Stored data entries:
▼▼▼
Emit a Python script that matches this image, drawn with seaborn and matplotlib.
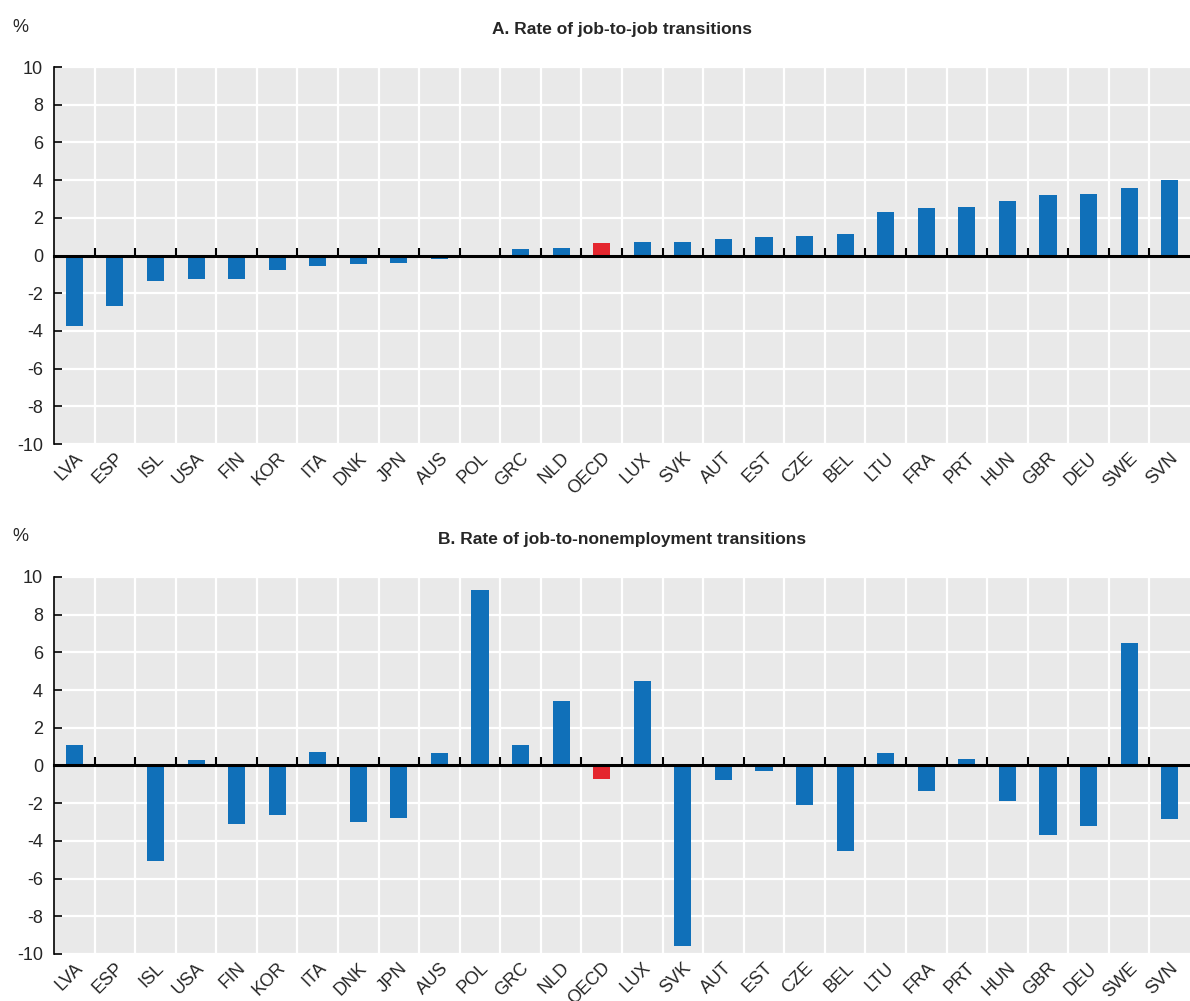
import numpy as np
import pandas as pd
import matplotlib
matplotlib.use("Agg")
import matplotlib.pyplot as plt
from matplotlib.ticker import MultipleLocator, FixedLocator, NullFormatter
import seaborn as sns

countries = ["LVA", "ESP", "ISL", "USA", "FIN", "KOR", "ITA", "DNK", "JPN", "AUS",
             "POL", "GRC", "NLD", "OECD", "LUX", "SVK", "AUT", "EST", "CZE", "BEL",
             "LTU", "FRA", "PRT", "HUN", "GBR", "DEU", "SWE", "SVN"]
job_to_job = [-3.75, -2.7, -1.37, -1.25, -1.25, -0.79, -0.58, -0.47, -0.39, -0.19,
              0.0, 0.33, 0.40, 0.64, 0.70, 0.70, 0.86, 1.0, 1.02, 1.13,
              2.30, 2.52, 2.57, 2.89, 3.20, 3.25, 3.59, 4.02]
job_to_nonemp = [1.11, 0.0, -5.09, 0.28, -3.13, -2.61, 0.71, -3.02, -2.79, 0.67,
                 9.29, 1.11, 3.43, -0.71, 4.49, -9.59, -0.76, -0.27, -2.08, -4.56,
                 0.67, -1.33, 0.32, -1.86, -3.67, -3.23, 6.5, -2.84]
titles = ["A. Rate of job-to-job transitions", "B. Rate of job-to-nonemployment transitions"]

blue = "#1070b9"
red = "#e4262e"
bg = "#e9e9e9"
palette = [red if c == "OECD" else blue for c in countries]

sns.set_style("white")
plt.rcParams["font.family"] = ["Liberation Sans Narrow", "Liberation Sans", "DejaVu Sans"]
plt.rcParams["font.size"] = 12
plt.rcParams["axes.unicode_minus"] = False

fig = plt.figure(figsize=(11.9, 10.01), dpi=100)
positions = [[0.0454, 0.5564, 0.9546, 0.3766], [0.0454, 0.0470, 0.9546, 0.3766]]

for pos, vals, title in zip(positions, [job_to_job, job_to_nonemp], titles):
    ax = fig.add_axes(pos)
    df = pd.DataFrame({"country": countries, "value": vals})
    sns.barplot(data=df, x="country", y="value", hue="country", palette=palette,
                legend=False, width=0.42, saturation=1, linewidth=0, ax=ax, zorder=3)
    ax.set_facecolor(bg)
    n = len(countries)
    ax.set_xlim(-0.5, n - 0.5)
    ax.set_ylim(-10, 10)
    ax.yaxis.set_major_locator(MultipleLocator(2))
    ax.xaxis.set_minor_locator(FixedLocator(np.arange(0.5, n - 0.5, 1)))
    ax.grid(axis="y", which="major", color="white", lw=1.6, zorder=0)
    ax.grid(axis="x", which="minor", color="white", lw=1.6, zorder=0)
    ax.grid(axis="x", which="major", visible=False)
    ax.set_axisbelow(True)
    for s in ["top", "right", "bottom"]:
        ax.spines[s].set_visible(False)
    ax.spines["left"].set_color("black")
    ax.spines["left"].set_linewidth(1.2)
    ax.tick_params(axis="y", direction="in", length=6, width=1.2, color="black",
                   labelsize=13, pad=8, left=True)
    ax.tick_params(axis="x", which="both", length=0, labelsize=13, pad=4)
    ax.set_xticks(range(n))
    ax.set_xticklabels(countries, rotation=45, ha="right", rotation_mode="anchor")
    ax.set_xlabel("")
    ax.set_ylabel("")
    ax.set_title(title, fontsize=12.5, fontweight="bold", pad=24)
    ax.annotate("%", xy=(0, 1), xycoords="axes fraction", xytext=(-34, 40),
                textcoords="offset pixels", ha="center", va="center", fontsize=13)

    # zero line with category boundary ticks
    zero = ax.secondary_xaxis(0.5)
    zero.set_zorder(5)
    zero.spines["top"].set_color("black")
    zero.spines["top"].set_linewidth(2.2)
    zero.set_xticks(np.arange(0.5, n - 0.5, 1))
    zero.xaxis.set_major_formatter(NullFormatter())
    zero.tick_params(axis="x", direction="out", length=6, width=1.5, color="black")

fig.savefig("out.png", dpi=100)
▲▲▲
▼▼▼
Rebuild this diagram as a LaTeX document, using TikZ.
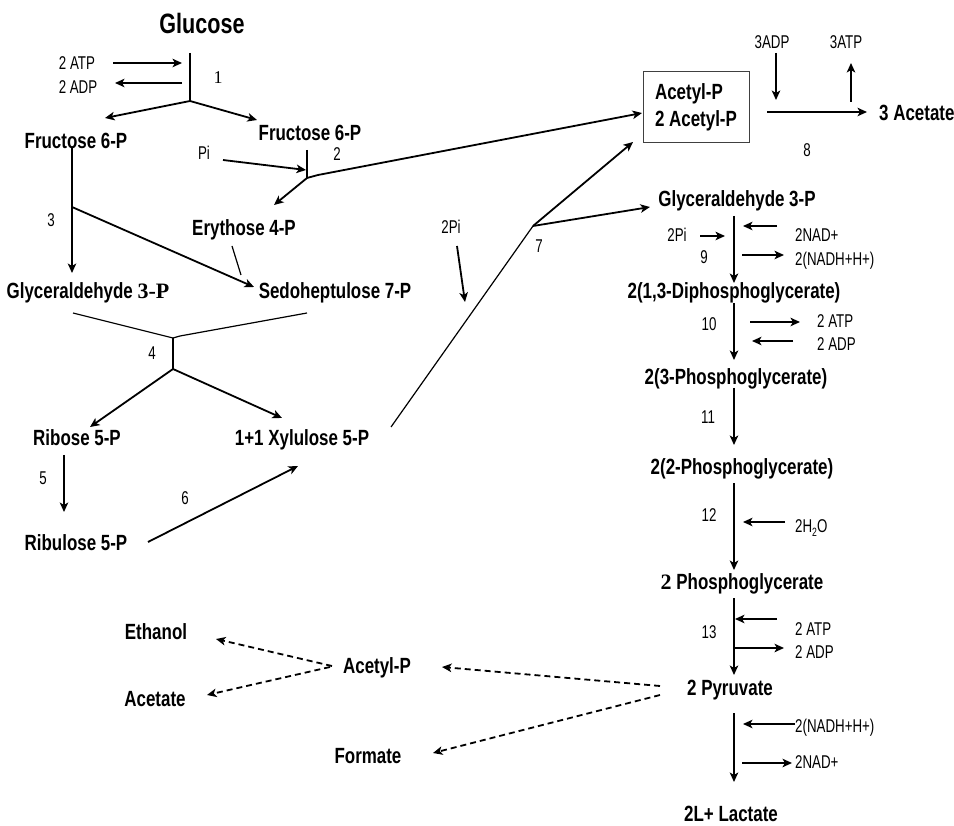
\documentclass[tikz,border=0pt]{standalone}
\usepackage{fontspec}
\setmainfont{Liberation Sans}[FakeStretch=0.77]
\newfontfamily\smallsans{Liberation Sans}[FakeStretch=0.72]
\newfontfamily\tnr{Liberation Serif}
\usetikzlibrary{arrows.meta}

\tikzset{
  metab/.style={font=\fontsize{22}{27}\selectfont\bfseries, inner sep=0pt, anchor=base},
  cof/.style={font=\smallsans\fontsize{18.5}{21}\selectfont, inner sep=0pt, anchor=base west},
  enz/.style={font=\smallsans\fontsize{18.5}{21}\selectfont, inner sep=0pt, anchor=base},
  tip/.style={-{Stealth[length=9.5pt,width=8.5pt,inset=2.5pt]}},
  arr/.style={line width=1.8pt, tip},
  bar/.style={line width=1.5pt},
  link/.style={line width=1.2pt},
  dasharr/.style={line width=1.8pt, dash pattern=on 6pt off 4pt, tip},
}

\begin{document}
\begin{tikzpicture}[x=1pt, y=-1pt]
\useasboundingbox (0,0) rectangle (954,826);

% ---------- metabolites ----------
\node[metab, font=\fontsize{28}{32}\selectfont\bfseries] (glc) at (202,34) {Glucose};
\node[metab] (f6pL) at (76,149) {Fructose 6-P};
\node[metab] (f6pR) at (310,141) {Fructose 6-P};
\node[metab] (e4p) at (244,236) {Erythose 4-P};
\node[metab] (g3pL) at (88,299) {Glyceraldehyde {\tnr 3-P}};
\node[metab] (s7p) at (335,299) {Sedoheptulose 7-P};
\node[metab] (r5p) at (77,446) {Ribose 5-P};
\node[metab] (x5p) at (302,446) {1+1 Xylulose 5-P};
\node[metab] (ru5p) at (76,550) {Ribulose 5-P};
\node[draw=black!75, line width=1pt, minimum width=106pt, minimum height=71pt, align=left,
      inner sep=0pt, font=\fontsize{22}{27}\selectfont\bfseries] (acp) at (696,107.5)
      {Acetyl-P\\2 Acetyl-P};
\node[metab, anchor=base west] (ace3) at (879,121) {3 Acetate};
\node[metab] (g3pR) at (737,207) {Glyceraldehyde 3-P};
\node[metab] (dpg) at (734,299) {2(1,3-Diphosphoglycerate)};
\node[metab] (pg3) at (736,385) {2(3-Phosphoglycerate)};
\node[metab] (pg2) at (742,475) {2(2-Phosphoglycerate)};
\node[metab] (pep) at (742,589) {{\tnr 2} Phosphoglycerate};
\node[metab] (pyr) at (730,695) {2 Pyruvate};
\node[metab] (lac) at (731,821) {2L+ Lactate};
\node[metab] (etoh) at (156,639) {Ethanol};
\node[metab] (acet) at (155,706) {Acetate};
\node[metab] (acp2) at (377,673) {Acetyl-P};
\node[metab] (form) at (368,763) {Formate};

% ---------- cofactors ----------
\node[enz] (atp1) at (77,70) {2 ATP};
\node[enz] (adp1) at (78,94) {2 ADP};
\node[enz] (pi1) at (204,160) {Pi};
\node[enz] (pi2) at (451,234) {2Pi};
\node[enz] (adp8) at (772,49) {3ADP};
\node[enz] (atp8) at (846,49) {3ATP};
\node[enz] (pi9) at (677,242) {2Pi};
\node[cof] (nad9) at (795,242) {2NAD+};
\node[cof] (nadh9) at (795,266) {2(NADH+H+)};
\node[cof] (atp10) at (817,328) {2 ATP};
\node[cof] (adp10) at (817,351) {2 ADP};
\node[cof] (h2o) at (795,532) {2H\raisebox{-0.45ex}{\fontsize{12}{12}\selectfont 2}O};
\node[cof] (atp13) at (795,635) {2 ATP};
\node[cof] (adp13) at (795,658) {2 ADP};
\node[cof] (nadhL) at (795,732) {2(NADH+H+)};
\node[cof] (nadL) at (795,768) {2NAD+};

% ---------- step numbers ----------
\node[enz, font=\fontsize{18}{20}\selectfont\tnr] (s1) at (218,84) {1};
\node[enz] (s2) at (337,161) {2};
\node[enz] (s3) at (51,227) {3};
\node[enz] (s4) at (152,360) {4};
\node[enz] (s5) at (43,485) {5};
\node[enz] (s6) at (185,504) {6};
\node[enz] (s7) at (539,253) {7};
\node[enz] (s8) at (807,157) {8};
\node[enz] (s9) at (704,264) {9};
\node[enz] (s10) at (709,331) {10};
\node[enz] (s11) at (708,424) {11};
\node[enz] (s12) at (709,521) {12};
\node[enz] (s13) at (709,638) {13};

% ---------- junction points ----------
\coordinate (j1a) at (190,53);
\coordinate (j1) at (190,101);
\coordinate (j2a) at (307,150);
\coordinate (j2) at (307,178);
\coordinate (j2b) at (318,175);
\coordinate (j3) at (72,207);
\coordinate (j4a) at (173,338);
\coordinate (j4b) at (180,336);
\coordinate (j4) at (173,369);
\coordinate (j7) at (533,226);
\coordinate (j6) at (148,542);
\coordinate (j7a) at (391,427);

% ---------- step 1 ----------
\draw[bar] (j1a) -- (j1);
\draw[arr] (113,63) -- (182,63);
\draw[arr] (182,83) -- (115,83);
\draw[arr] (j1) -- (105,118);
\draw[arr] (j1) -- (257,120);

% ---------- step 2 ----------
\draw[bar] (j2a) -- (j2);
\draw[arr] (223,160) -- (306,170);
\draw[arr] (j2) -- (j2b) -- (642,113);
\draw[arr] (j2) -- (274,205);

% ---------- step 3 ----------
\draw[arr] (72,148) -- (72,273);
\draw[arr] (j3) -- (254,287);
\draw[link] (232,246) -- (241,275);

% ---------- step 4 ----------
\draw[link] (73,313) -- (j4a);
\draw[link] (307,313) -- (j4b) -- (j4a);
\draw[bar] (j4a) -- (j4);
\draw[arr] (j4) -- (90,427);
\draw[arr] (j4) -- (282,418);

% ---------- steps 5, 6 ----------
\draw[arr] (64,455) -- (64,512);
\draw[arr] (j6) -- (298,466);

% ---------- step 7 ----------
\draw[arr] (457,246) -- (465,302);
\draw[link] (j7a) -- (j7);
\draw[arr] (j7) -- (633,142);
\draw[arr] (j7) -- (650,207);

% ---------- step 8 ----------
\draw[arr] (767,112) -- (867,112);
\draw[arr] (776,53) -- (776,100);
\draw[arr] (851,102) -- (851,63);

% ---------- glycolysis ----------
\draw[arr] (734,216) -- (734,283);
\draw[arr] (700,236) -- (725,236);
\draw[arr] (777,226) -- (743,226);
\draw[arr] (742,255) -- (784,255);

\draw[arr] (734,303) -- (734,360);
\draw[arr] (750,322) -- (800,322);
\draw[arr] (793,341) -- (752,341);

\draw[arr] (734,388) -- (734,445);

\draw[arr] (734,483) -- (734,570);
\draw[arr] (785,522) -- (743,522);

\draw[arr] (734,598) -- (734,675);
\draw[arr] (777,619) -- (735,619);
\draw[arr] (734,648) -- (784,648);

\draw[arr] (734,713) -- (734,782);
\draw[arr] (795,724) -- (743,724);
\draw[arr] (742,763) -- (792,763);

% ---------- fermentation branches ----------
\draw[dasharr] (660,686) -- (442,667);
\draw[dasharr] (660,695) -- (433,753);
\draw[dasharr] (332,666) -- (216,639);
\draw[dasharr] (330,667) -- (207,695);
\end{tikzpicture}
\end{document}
▲▲▲
* **Prompt**: Copy out each line that contains the word "seaborn".

* **Answer in full**:
Emit a Python script that matches this image, drawn with seaborn and matplotlib.
import seaborn as sns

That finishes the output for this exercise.